───── Items
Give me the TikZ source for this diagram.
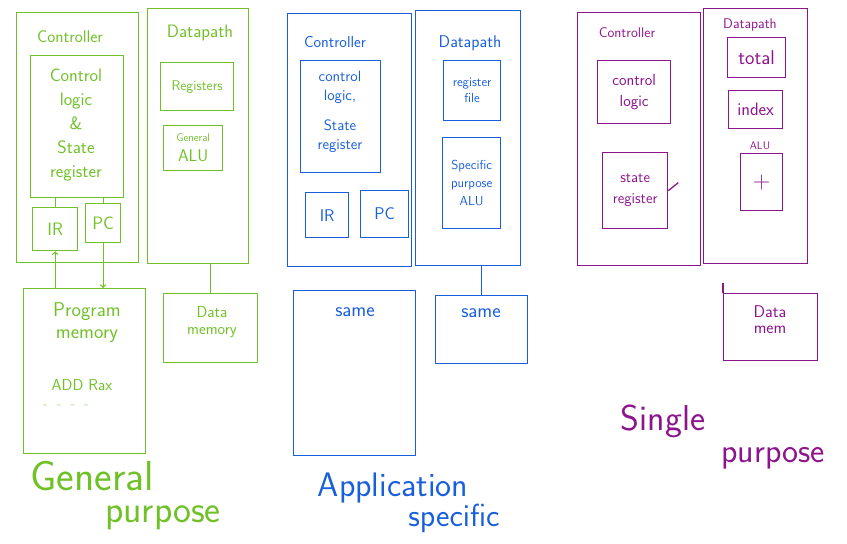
\documentclass[tikz,border=0pt]{standalone}
\usepackage{fontspec}
\usepackage{tikz}
\definecolor{gpgreen}{RGB}{112,192,40}
\definecolor{asblue}{RGB}{25,95,220}
\definecolor{sppurple}{RGB}{140,20,140}
\tikzset{
  box/.style={draw, line width=1.3pt, inner sep=0pt, anchor=north west, align=center},
  wire/.style={line width=1.3pt},
  txt/.style={inner sep=0pt, align=center},
}
\newcommand{\fs}[1]{\fontsize{#1}{#1}\selectfont}

\begin{document}
\begin{tikzpicture}[x=1pt,y=-1pt,font=\sffamily]
\useasboundingbox (0,0) rectangle (847,544);
%General purpose
\begin{scope}[gpgreen]
\node[box, minimum width=122pt, minimum height=250pt] (gctrl) at (16,12) {};
\node[txt, font=\sffamily\fs{17}] (gctrltxt) at (70,37) {Controller};
\node[box, minimum width=93pt, minimum height=142pt] (glogic) at (30,55) {};
\node[txt, font=\sffamily\fs{18}] (glogictxt) at (76,125)
  {Control\\[6pt]logic\\[6pt]\&\\[6pt]State\\[6pt]register};
\node[box, minimum width=45pt, minimum height=43pt, font=\sffamily\fs{18}] (gir) at (32,207) {IR};
\node[box, minimum width=35pt, minimum height=39pt, font=\sffamily\fs{18}] (gpc) at (85,203) {PC};
\node[box, minimum width=101pt, minimum height=255pt] (gdp) at (147,8) {};
\node[txt, font=\sffamily\fs{18}] (gdptxt) at (200,33) {Datapath};
\node[box, minimum width=73pt, minimum height=48pt, font=\sffamily\fs{14}] (greg) at (160,62) {Registers};
\node[box, minimum width=59pt, minimum height=45pt, font=\sffamily\fs{17}] (galu) at (163,125)
  {{\fs{11}General}\\[3pt]ALU};
\node[box, minimum width=122pt, minimum height=165pt] (gpmem) at (23,288) {};
\node[txt, font=\sffamily\fs{20}] (gpmemtxt) at (87,323) {Program\\[2pt]memory};
\node[txt, font=\sffamily\fs{16}] (gadd) at (82,385) {ADD Rax};
\node[txt, font=\sffamily\fs{14}, gpgreen!60] (gdots) at (66,407) {-\ \ -\ \ -\ \ -};
\node[box, minimum width=94pt, minimum height=69pt] (gdmem) at (163,293) {};
\node[txt, font=\sffamily\fs{16}] (gdmemtxt) at (212,322) {Data\\[1pt]memory};
\draw[wire] (gir.north) -- (gir.north |- glogic.south);
\draw[wire] (gpc.north) -- (gpc.north |- glogic.south);
\draw[wire,->] (gir.south |- gpmem.north) -- (gir.south);
\draw[wire,->] (gpc.south) -- (gpc.south |- gpmem.north);
\draw[wire] (gdmem.north) -- (gdmem.north |- gdp.south);
\node[txt, font=\sffamily\fs{42}] (gbig1) at (92,476) {General};
\node[txt, font=\sffamily\fs{38}] (gbig2) at (163,518) {purpose};
\end{scope}
%Application specific
\begin{scope}[asblue]
\node[box, minimum width=124pt, minimum height=253pt] (bctrl) at (287,13) {};
\node[txt, font=\sffamily\fs{16}] (bctrltxt) at (335,42) {Controller};
\node[box, minimum width=80pt, minimum height=112pt] (blogic) at (300,60) {};
\node[txt, font=\sffamily\fs{15}] (blogictxt1) at (340,87) {control\\[4pt]logic,};
\node[txt, font=\sffamily\fs{15}] (blogictxt2) at (340,136) {State\\[4pt]register};
\node[box, minimum width=43pt, minimum height=45pt, font=\sffamily\fs{17}] (bir) at (305,192) {IR};
\node[box, minimum width=48pt, minimum height=47pt, font=\sffamily\fs{17}] (bpc) at (360,190) {PC};
\node[box, minimum width=105pt, minimum height=255pt] (bdp) at (415,10) {};
\node[txt, font=\sffamily\fs{17}] (bdptxt) at (470,43) {Datapath};
\node[box, minimum width=57pt, minimum height=60pt, font=\sffamily\fs{13}] (breg) at (443,60)
  {register\\[3pt]file};
\node[box, minimum width=58pt, minimum height=91pt, font=\sffamily\fs{13}] (balu) at (442,137)
  {Specific\\[5pt]purpose\\[5pt]ALU};
\node[box, minimum width=122pt, minimum height=165pt] (bpmem) at (293,290) {};
\node[txt, font=\sffamily\fs{20}] (bpmemtxt) at (355,312) {same};
\node[box, minimum width=92pt, minimum height=68pt] (bdmem) at (435,295) {};
\node[txt, font=\sffamily\fs{20}] (bdmemtxt) at (481,313) {same};
\draw[wire] (bdmem.north) -- (bdmem.north |- bdp.south);
\node[txt, font=\sffamily\fs{34}] (bbig1) at (393,488) {Application};
\node[txt, font=\sffamily\fs{32}] (bbig2) at (454,518) {specific};
\end{scope}
%Single purpose
\begin{scope}[sppurple]
\node[box, minimum width=123pt, minimum height=253pt] (pctrl) at (577,12) {};
\node[txt, font=\sffamily\fs{14}] (pctrltxt) at (627,33) {Controller};
\node[box, minimum width=73pt, minimum height=63pt, font=\sffamily\fs{16}] (plogic) at (597,60)
  {control\\[5pt]logic};
\node[box, minimum width=65pt, minimum height=76pt, font=\sffamily\fs{15}] (pstate) at (602,152)
  {state\\[6pt]register};
\draw[wire] (pstate.east) -- ++(10,-8);
\node[box, minimum width=104pt, minimum height=255pt] (pdp) at (703,8) {};
\node[txt, font=\sffamily\fs{14}] (pdptxt) at (750,25) {Datapath};
\node[box, minimum width=58pt, minimum height=40pt, font=\sffamily\fs{20}] (ptotal) at (727,37) {total};
\node[box, minimum width=54pt, minimum height=38pt, font=\sffamily\fs{18}] (pindex) at (728,90) {index};
\node[txt, font=\sffamily\fs{11}] (palutxt) at (760,146) {ALU};
\node[box, minimum width=42pt, minimum height=57pt, font=\sffamily\fs{24}] (palu) at (740,153) {+};
\node[box, minimum width=94pt, minimum height=67pt] (pdmem) at (723,293) {};
\node[txt, font=\sffamily\fs{17}] (pdmemtxt) at (770,320) {Data\\[-1pt]mem};
\draw[wire] (pdmem.north west) -- ++(0,-10);
\node[txt, font=\sffamily\fs{36}] (pbig1) at (663,421) {Single};
\node[txt, font=\sffamily\fs{34}] (pbig2) at (773,458) {purpose};
\end{scope}
\end{tikzpicture}
\end{document}
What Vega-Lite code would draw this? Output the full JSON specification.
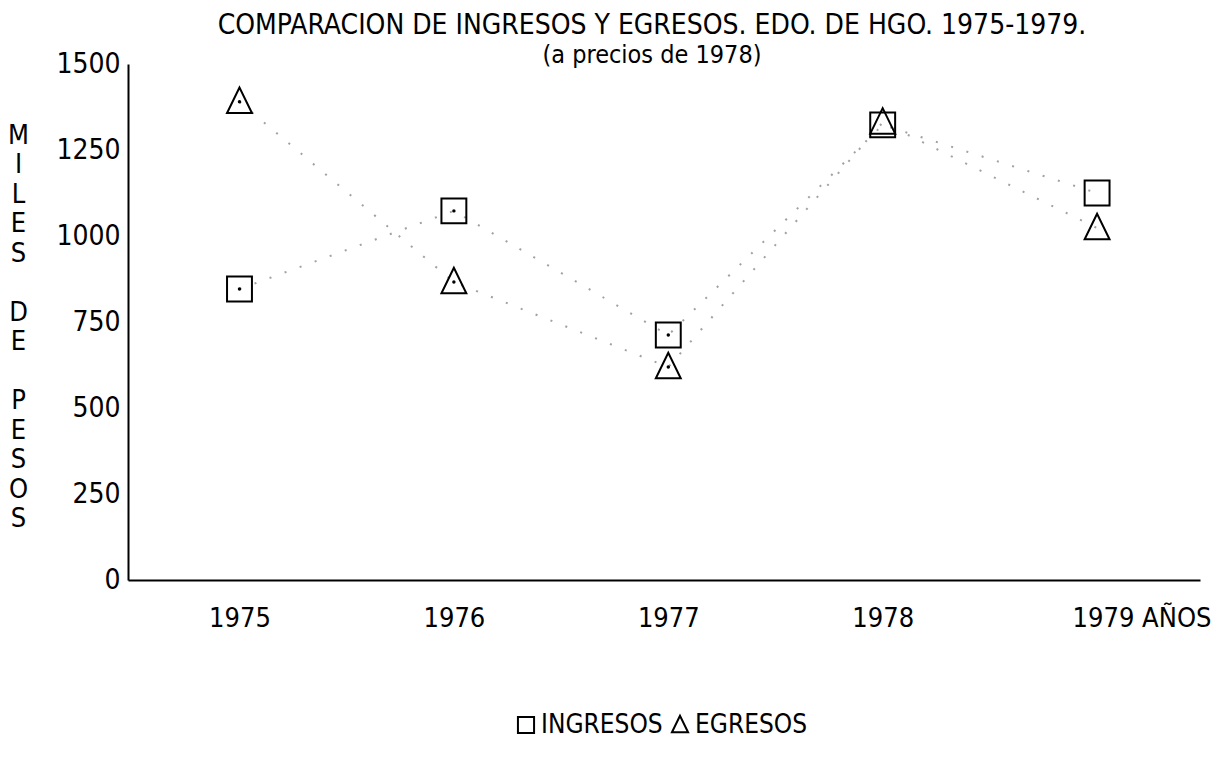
──────────
Aim of the exercise:
Omit the pictures and output all of the other material exactly.

Final result:
Give me the TikZ source for this diagram.
\documentclass[tikz,border=0pt]{standalone}
\usepackage{fontspec}
\usepackage{tikz}
\definecolor{gpgreen}{RGB}{112,192,40}
\definecolor{asblue}{RGB}{25,95,220}
\definecolor{sppurple}{RGB}{140,20,140}
\tikzset{
  box/.style={draw, line width=1.3pt, inner sep=0pt, anchor=north west, align=center},
  wire/.style={line width=1.3pt},
  txt/.style={inner sep=0pt, align=center},
}
\newcommand{\fs}[1]{\fontsize{#1}{#1}\selectfont}

\begin{document}
\begin{tikzpicture}[x=1pt,y=-1pt,font=\sffamily]
\useasboundingbox (0,0) rectangle (847,544);
%General purpose
\begin{scope}[gpgreen]
\node[box, minimum width=122pt, minimum height=250pt] (gctrl) at (16,12) {};
\node[txt, font=\sffamily\fs{17}] (gctrltxt) at (70,37) {Controller};
\node[box, minimum width=93pt, minimum height=142pt] (glogic) at (30,55) {};
\node[txt, font=\sffamily\fs{18}] (glogictxt) at (76,125)
  {Control\\[6pt]logic\\[6pt]\&\\[6pt]State\\[6pt]register};
\node[box, minimum width=45pt, minimum height=43pt, font=\sffamily\fs{18}] (gir) at (32,207) {IR};
\node[box, minimum width=35pt, minimum height=39pt, font=\sffamily\fs{18}] (gpc) at (85,203) {PC};
\node[box, minimum width=101pt, minimum height=255pt] (gdp) at (147,8) {};
\node[txt, font=\sffamily\fs{18}] (gdptxt) at (200,33) {Datapath};
\node[box, minimum width=73pt, minimum height=48pt, font=\sffamily\fs{14}] (greg) at (160,62) {Registers};
\node[box, minimum width=59pt, minimum height=45pt, font=\sffamily\fs{17}] (galu) at (163,125)
  {{\fs{11}General}\\[3pt]ALU};
\node[box, minimum width=122pt, minimum height=165pt] (gpmem) at (23,288) {};
\node[txt, font=\sffamily\fs{20}] (gpmemtxt) at (87,323) {Program\\[2pt]memory};
\node[txt, font=\sffamily\fs{16}] (gadd) at (82,385) {ADD Rax};
\node[txt, font=\sffamily\fs{14}, gpgreen!60] (gdots) at (66,407) {-\ \ -\ \ -\ \ -};
\node[box, minimum width=94pt, minimum height=69pt] (gdmem) at (163,293) {};
\node[txt, font=\sffamily\fs{16}] (gdmemtxt) at (212,322) {Data\\[1pt]memory};
\draw[wire] (gir.north) -- (gir.north |- glogic.south);
\draw[wire] (gpc.north) -- (gpc.north |- glogic.south);
\draw[wire,->] (gir.south |- gpmem.north) -- (gir.south);
\draw[wire,->] (gpc.south) -- (gpc.south |- gpmem.north);
\draw[wire] (gdmem.north) -- (gdmem.north |- gdp.south);
\node[txt, font=\sffamily\fs{42}] (gbig1) at (92,476) {General};
\node[txt, font=\sffamily\fs{38}] (gbig2) at (163,518) {purpose};
\end{scope}
%Application specific
\begin{scope}[asblue]
\node[box, minimum width=124pt, minimum height=253pt] (bctrl) at (287,13) {};
\node[txt, font=\sffamily\fs{16}] (bctrltxt) at (335,42) {Controller};
\node[box, minimum width=80pt, minimum height=112pt] (blogic) at (300,60) {};
\node[txt, font=\sffamily\fs{15}] (blogictxt1) at (340,87) {control\\[4pt]logic,};
\node[txt, font=\sffamily\fs{15}] (blogictxt2) at (340,136) {State\\[4pt]register};
\node[box, minimum width=43pt, minimum height=45pt, font=\sffamily\fs{17}] (bir) at (305,192) {IR};
\node[box, minimum width=48pt, minimum height=47pt, font=\sffamily\fs{17}] (bpc) at (360,190) {PC};
\node[box, minimum width=105pt, minimum height=255pt] (bdp) at (415,10) {};
\node[txt, font=\sffamily\fs{17}] (bdptxt) at (470,43) {Datapath};
\node[box, minimum width=57pt, minimum height=60pt, font=\sffamily\fs{13}] (breg) at (443,60)
  {register\\[3pt]file};
\node[box, minimum width=58pt, minimum height=91pt, font=\sffamily\fs{13}] (balu) at (442,137)
  {Specific\\[5pt]purpose\\[5pt]ALU};
\node[box, minimum width=122pt, minimum height=165pt] (bpmem) at (293,290) {};
\node[txt, font=\sffamily\fs{20}] (bpmemtxt) at (355,312) {same};
\node[box, minimum width=92pt, minimum height=68pt] (bdmem) at (435,295) {};
\node[txt, font=\sffamily\fs{20}] (bdmemtxt) at (481,313) {same};
\draw[wire] (bdmem.north) -- (bdmem.north |- bdp.south);
\node[txt, font=\sffamily\fs{34}] (bbig1) at (393,488) {Application};
\node[txt, font=\sffamily\fs{32}] (bbig2) at (454,518) {specific};
\end{scope}
%Single purpose
\begin{scope}[sppurple]
\node[box, minimum width=123pt, minimum height=253pt] (pctrl) at (577,12) {};
\node[txt, font=\sffamily\fs{14}] (pctrltxt) at (627,33) {Controller};
\node[box, minimum width=73pt, minimum height=63pt, font=\sffamily\fs{16}] (plogic) at (597,60)
  {control\\[5pt]logic};
\node[box, minimum width=65pt, minimum height=76pt, font=\sffamily\fs{15}] (pstate) at (602,152)
  {state\\[6pt]register};
\draw[wire] (pstate.east) -- ++(10,-8);
\node[box, minimum width=104pt, minimum height=255pt] (pdp) at (703,8) {};
\node[txt, font=\sffamily\fs{14}] (pdptxt) at (750,25) {Datapath};
\node[box, minimum width=58pt, minimum height=40pt, font=\sffamily\fs{20}] (ptotal) at (727,37) {total};
\node[box, minimum width=54pt, minimum height=38pt, font=\sffamily\fs{18}] (pindex) at (728,90) {index};
\node[txt, font=\sffamily\fs{11}] (palutxt) at (760,146) {ALU};
\node[box, minimum width=42pt, minimum height=57pt, font=\sffamily\fs{24}] (palu) at (740,153) {+};
\node[box, minimum width=94pt, minimum height=67pt] (pdmem) at (723,293) {};
\node[txt, font=\sffamily\fs{17}] (pdmemtxt) at (770,320) {Data\\[-1pt]mem};
\draw[wire] (pdmem.north west) -- ++(0,-10);
\node[txt, font=\sffamily\fs{36}] (pbig1) at (663,421) {Single};
\node[txt, font=\sffamily\fs{34}] (pbig2) at (773,458) {purpose};
\end{scope}
\end{tikzpicture}
\end{document}
What Vega-Lite code would draw this? Output the full JSON specification.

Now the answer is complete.